The Colombian government had placed Electricaribe in receivership on Nov. 15.
“The liquidation of Electricaribe is ordered,” SSP superintendant Jose Miguel Mendoza said in a press conference, adding that the agency had launched a search for “an operator to take over providing service” in seven provinces on Colombia’s Atlantic coast.
The SSP, Colombia’s public utilities regulator, temporarily took control of Gas Natural Fenosa’s electricity distribution unit to ensure the provision of service in the seven provinces where the struggling company operates.
The crisis at the company, which provides service to 2.5 million customers in the Caribbean provinces of Atlantico, Bolivar, Cesar, Cordoba, La Guajira, Magdalena and Sucre, was months in the making and led customers to complain about frequent power outages.
Electricaribe “is in no condition to provide electric service with the quality and reliability required,” Mendoza said.
“We have taken a positive step forward to fix the structural problems that have led to deterioration in energy service on the coast,” the SSP chief said.
Mendoza said the utility would continue to serve customers while officials execute the liquidation.

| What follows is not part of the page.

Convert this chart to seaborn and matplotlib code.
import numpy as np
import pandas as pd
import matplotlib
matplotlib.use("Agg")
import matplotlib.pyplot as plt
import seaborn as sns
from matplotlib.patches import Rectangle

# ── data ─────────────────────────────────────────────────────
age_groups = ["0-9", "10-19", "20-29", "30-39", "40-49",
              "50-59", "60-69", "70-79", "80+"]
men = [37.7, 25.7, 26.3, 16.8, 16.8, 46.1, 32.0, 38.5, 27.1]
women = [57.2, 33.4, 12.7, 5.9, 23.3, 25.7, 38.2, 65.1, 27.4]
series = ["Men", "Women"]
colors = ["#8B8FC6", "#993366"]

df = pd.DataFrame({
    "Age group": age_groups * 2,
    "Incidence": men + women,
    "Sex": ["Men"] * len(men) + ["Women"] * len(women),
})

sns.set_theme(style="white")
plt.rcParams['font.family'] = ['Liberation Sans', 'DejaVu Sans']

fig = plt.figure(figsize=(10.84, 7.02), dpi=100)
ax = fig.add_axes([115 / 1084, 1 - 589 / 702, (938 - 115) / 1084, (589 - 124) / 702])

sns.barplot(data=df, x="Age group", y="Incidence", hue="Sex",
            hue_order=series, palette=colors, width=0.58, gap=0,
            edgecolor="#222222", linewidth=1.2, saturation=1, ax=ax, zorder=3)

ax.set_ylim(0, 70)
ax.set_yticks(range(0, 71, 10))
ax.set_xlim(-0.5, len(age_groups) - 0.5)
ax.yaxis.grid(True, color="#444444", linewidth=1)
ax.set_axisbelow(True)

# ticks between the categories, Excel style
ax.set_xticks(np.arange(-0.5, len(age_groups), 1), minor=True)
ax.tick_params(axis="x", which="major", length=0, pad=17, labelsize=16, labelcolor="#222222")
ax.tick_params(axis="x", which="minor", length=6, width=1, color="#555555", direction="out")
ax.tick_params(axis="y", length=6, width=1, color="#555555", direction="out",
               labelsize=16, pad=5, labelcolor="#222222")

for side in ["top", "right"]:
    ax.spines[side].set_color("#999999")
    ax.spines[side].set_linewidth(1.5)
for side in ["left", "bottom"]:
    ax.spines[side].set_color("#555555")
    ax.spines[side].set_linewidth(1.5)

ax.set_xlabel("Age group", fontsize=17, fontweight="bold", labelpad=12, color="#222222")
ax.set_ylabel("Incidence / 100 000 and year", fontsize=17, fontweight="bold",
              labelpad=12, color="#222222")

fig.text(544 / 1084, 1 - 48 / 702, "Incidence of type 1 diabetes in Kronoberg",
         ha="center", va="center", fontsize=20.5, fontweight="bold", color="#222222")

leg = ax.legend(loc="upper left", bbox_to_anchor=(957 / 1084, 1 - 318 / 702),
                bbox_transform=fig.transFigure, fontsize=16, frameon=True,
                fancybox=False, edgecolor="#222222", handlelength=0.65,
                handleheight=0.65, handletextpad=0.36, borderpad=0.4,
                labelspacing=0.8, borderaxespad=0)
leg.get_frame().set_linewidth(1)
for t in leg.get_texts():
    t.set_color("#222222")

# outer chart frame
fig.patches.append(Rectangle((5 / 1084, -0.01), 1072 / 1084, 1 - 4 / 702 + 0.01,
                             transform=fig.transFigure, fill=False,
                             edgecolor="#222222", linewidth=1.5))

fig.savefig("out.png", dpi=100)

“Electricaribe will continue providing energy service in the coastal market under the temporary management of the special agent designated by the superintendency,” Mendoza said.
Gas Natural, a Barcelona-based utility company, took an 85 percent stake in Electricaribe in 2009, with the Colombian government owning the remaining interest in the company.

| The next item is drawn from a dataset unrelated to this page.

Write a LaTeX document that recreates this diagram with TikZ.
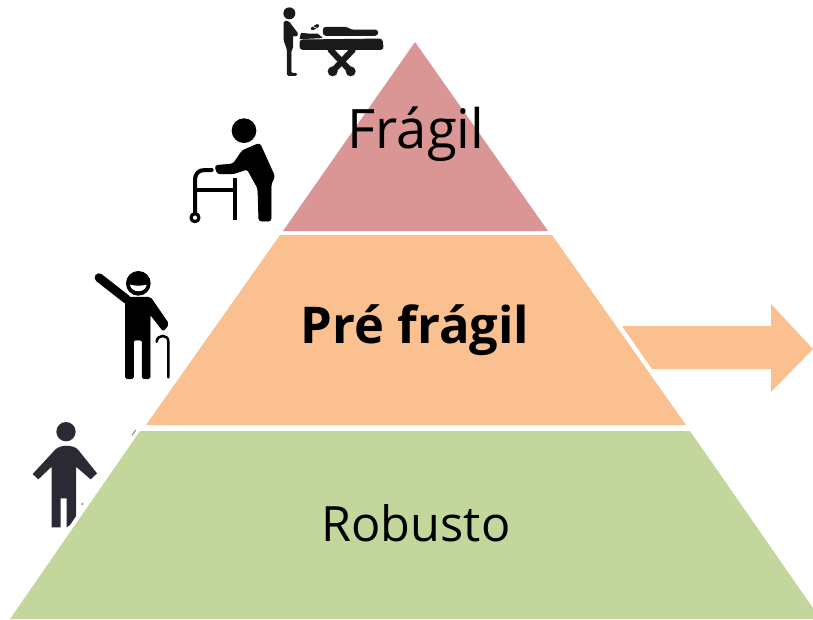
\documentclass[tikz,border=0pt]{standalone}
\usepackage{fontspec}
\setmainfont{Open Sans}
\definecolor{fragilc}{HTML}{D99694}
\definecolor{prec}{HTML}{FAC090}
\definecolor{robc}{HTML}{C3D69B}
\definecolor{icona}{HTML}{1A1A1A}
\definecolor{iconb}{HTML}{2A2A35}
\tikzset{
  lab/.style={text=black,inner sep=0pt},
  zoomed/.style={scale=1/3,line join=round,line cap=round},
  ink/.style={fill=#1,draw=#1,line width=.7pt},
}
\begin{document}
\begin{tikzpicture}[x=0.75pt,y=-0.75pt]
\useasboundingbox (0,0) rectangle (813,619);
% pyramid
\fill[fragilc] (415,42) -- (548,231) -- (283,231) -- cycle;
\fill[prec] (280,235) -- (552,235) -- (686,425) -- (146,425) -- cycle;
\fill[robc] (140,431) -- (690,431) -- (813,608) -- (813,619) -- (10,619) -- cycle;
% arrow
\fill[prec] (622,326) -- (771,326) -- (771,304) -- (813,349) -- (771,392) -- (771,369) -- (652,369) -- cycle;
% labels
\node[lab,font=\fontsize{40.8}{46}\selectfont] (f) at (416,134) {Frágil};
\node[lab,font=\fontsize{38}{44}\selectfont\bfseries] (p) at (415,330) {Pré frágil};
\node[lab,font=\fontsize{36.5}{42}\selectfont] (r) at (416,523) {Robusto};
% stretcher figure
\begin{scope}[shift={(260,0)},zoomed]
\fill[icona] (88,40) circle (18);
\path[ink=icona,rounded corners=1pt] (72,64) -- (85,64) -- (114,102) -- (107,110) -- (98,104) -- (98,145) -- (93,150) -- (93,220) -- (110,220) -- (110,226) -- (82,226) -- (82,148) -- (72,120) -- cycle;
\path[ink=icona,rounded corners=2pt] (120,120) -- (366,117) -- (370,148) -- (120,148) -- cycle;
\path[ink=icona] (120,116) -- (124,100) -- (145,102) -- (172,102) -- (186,113) -- cycle;
\path[ink=icona,rounded corners=2pt] (190,82) -- (262,82) -- (270,90) -- (353,90) -- (353,106) -- (190,106) -- cycle;
\draw[icona,line width=2.6pt] (157,86) -- (173,77);
\draw[white,line width=.5pt] (158,79) -- (171,85);
\draw[icona,line width=4.6pt] (212,150) -- (264,205);
\draw[icona,line width=4.6pt] (278,150) -- (226,205);
\fill[icona] (218,214) circle (15) (272,214) circle (15);
\end{scope}
% walker figure
\begin{scope}[shift={(170,105)},zoomed]
\fill[black] (222,77) circle (37);
\path[ink=black,rounded corners=2pt] (217,137) -- (269,115) -- (314,215) -- (303,236) -- (303,348) -- (267,348) -- (264,250) -- (232,192) -- (190,206) -- (142,206) -- (135,182) -- (190,177) -- cycle;
\draw[black,line width=3pt] (125,195) -- (105,195) .. controls (85,195) and (75,205) .. (75,228) -- (75,325);
\draw[black,line width=3pt] (78,255) -- (195,255);
\draw[black,line width=3.4pt,line cap=butt] (195,218) -- (195,345);
\draw[black,line width=2.4pt,fill=white] (75,338) circle (12);
\end{scope}
% waving figure
\begin{scope}[shift={(80,260)},zoomed]
\fill[black] (175,70) circle (37);
\fill[white] (150,74) .. controls (165,78) and (185,78) .. (200,74) .. controls (197,100) and (153,100) .. (150,74) -- cycle;
\draw[black,line width=6.6pt] (57,53) -- (140,118);
\path[ink=black,rounded corners=1.5pt] (137,112) -- (211,112) -- (266,192) -- (250,213) -- (210,162) -- (210,345) .. controls (210,358) and (187,358) .. (187,345) -- (187,240) -- (160,240) -- (160,345) .. controls (160,358) and (137,358) .. (137,345) -- cycle;
\draw[black,line width=1.9pt] (265,352) -- (265,245) .. controls (265,222) and (232,222) .. (230,245);
\end{scope}
% standing figure
\begin{scope}[shift={(20,410)},zoomed]
\fill[iconb] (138,65) circle (29);
\fill[iconb] (100,125) -- (38,192) -- (55,208) -- (95,170) -- (95,352) -- (122,352) -- (122,265) -- (140,265) -- (140,352) -- (150,345) -- (168,318) -- (168,170) -- (212,208) -- (231,190) -- (175,120) .. controls (160,102) and (115,102) .. (100,125) -- cycle;
\fill[iconb!70] (187,282) circle (3);
\draw[iconb!70,line width=.6pt] (336,76) -- (347,60);
\end{scope}
\end{tikzpicture}
\end{document}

In November, Electricaribe and the government failed to agree on a capitalization plan for the utility, which has cash flow problems due to the high number of customers who are past due on their accounts.
As of Sept. 30, 2016, Electricaribe’s past-due accounts totaled 4.05 trillion pesos (about $1.32 billion).
Gas Natural Fenosa, for its part, has not ruled out seeking international arbitration via the International Center for Settlement of Investment Disputes (ICSID), a World Bank unit, to resolve its dispute with Colombia.